[START OF INFORMATION PROVIDED]
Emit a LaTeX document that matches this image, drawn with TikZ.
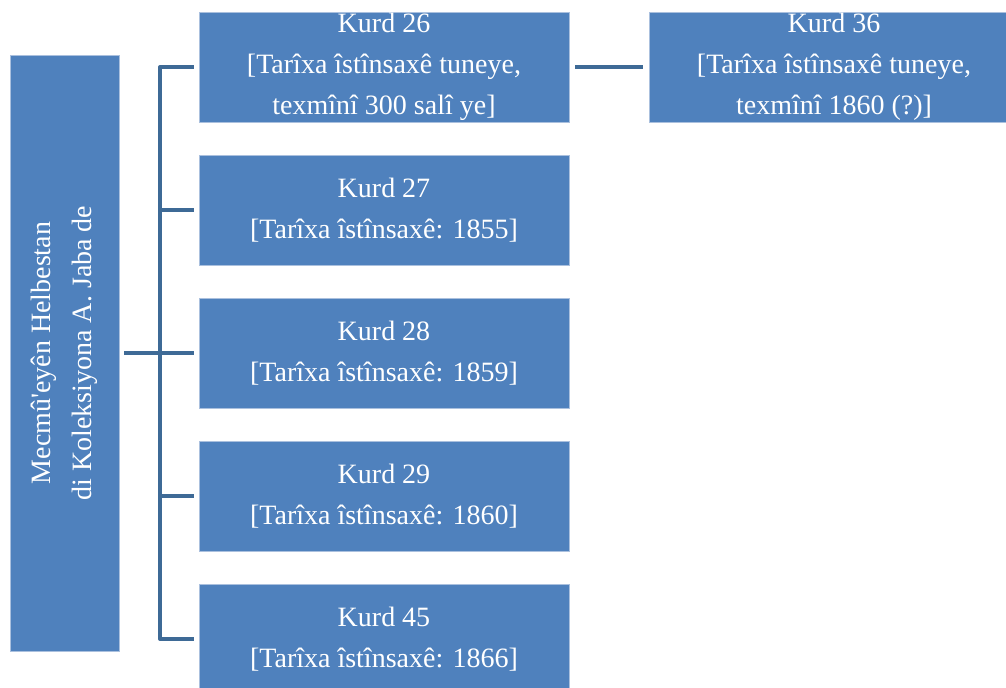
\documentclass[tikz,border=0pt]{standalone}
\usepackage{fontspec}
\setmainfont{Liberation Serif}[Ligatures=TeXOff]
\usepackage{tikz}

\definecolor{boxblue}{RGB}{79,129,189}
\definecolor{boxrim}{RGB}{170,192,222}
\definecolor{linkblue}{RGB}{62,106,150}

\begin{document}
\begin{tikzpicture}[x=0.75pt, y=-0.75pt,
  sheet/.style={rectangle, fill=boxblue, draw=boxrim, line width=0.6pt, text=white, inner sep=0pt,
    minimum width=277.5pt, minimum height=82.5pt, align=center, font=\fontsize{21}{30.75}\selectfont},
  link/.style={draw=linkblue, line width=3pt, line join=round}]
  \useasboundingbox (0,0) rectangle (1006,688);
  \node[sheet, rotate=90, minimum width=447pt, minimum height=81.75pt] (root) at (64.5,353) {Mecmû'eyên Helbestan\\di Koleksiyona A. Jaba de};
  \node[sheet] (k26) at (384,67) {Kurd 26\\{}[Tarîxa îstînsaxê tuneye,\\texmînî 300 salî ye]};
  \node[sheet] (k27) at (384,210) {Kurd 27\\{}[Tarîxa îstînsaxê: 1855]};
  \node[sheet] (k28) at (384,353) {Kurd 28\\{}[Tarîxa îstînsaxê: 1859]};
  \node[sheet] (k29) at (384,496) {Kurd 29\\{}[Tarîxa îstînsaxê: 1860]};
  \node[sheet] (k45) at (384,639) {Kurd 45\\{}[Tarîxa îstînsaxê: 1866]};
  \node[sheet] (k36) at (834,67) {Kurd 36\\{}[Tarîxa îstînsaxê tuneye,\\texmînî 1860 (?)]};
  \coordinate (trunk) at (160,353);
  \draw[link] ([xshift=3.75pt]root.south) -- (trunk);
  \draw[link] ([xshift=-3.75pt]k26.west) -- (trunk |- k26) -- (trunk |- k45) -- ([xshift=-3.75pt]k45.west);
  \draw[link] (trunk |- k27) -- ([xshift=-3.75pt]k27.west);
  \draw[link] (trunk) -- ([xshift=-3.75pt]k28.west);
  \draw[link] (trunk |- k29) -- ([xshift=-3.75pt]k29.west);
  \draw[link] ([xshift=4.5pt]k26.east) -- ([xshift=-4.5pt]k36.west);
\end{tikzpicture}
\end{document}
[END OF INFORMATION PROVIDED]
* [WHAT YOU SHOULD DO]:
Extract the full listing above verbatim; pictures are to be left out of the copy.

* [RESPONSE TO THE EXERCISE]:
Emit a LaTeX document that matches this image, drawn with TikZ.
\documentclass[tikz,border=0pt]{standalone}
\usepackage{fontspec}
\setmainfont{Liberation Serif}[Ligatures=TeXOff]
\usepackage{tikz}

\definecolor{boxblue}{RGB}{79,129,189}
\definecolor{boxrim}{RGB}{170,192,222}
\definecolor{linkblue}{RGB}{62,106,150}

\begin{document}
\begin{tikzpicture}[x=0.75pt, y=-0.75pt,
  sheet/.style={rectangle, fill=boxblue, draw=boxrim, line width=0.6pt, text=white, inner sep=0pt,
    minimum width=277.5pt, minimum height=82.5pt, align=center, font=\fontsize{21}{30.75}\selectfont},
  link/.style={draw=linkblue, line width=3pt, line join=round}]
  \useasboundingbox (0,0) rectangle (1006,688);
  \node[sheet, rotate=90, minimum width=447pt, minimum height=81.75pt] (root) at (64.5,353) {Mecmû'eyên Helbestan\\di Koleksiyona A. Jaba de};
  \node[sheet] (k26) at (384,67) {Kurd 26\\{}[Tarîxa îstînsaxê tuneye,\\texmînî 300 salî ye]};
  \node[sheet] (k27) at (384,210) {Kurd 27\\{}[Tarîxa îstînsaxê: 1855]};
  \node[sheet] (k28) at (384,353) {Kurd 28\\{}[Tarîxa îstînsaxê: 1859]};
  \node[sheet] (k29) at (384,496) {Kurd 29\\{}[Tarîxa îstînsaxê: 1860]};
  \node[sheet] (k45) at (384,639) {Kurd 45\\{}[Tarîxa îstînsaxê: 1866]};
  \node[sheet] (k36) at (834,67) {Kurd 36\\{}[Tarîxa îstînsaxê tuneye,\\texmînî 1860 (?)]};
  \coordinate (trunk) at (160,353);
  \draw[link] ([xshift=3.75pt]root.south) -- (trunk);
  \draw[link] ([xshift=-3.75pt]k26.west) -- (trunk |- k26) -- (trunk |- k45) -- ([xshift=-3.75pt]k45.west);
  \draw[link] (trunk |- k27) -- ([xshift=-3.75pt]k27.west);
  \draw[link] (trunk) -- ([xshift=-3.75pt]k28.west);
  \draw[link] (trunk |- k29) -- ([xshift=-3.75pt]k29.west);
  \draw[link] ([xshift=4.5pt]k26.east) -- ([xshift=-4.5pt]k36.west);
\end{tikzpicture}
\end{document}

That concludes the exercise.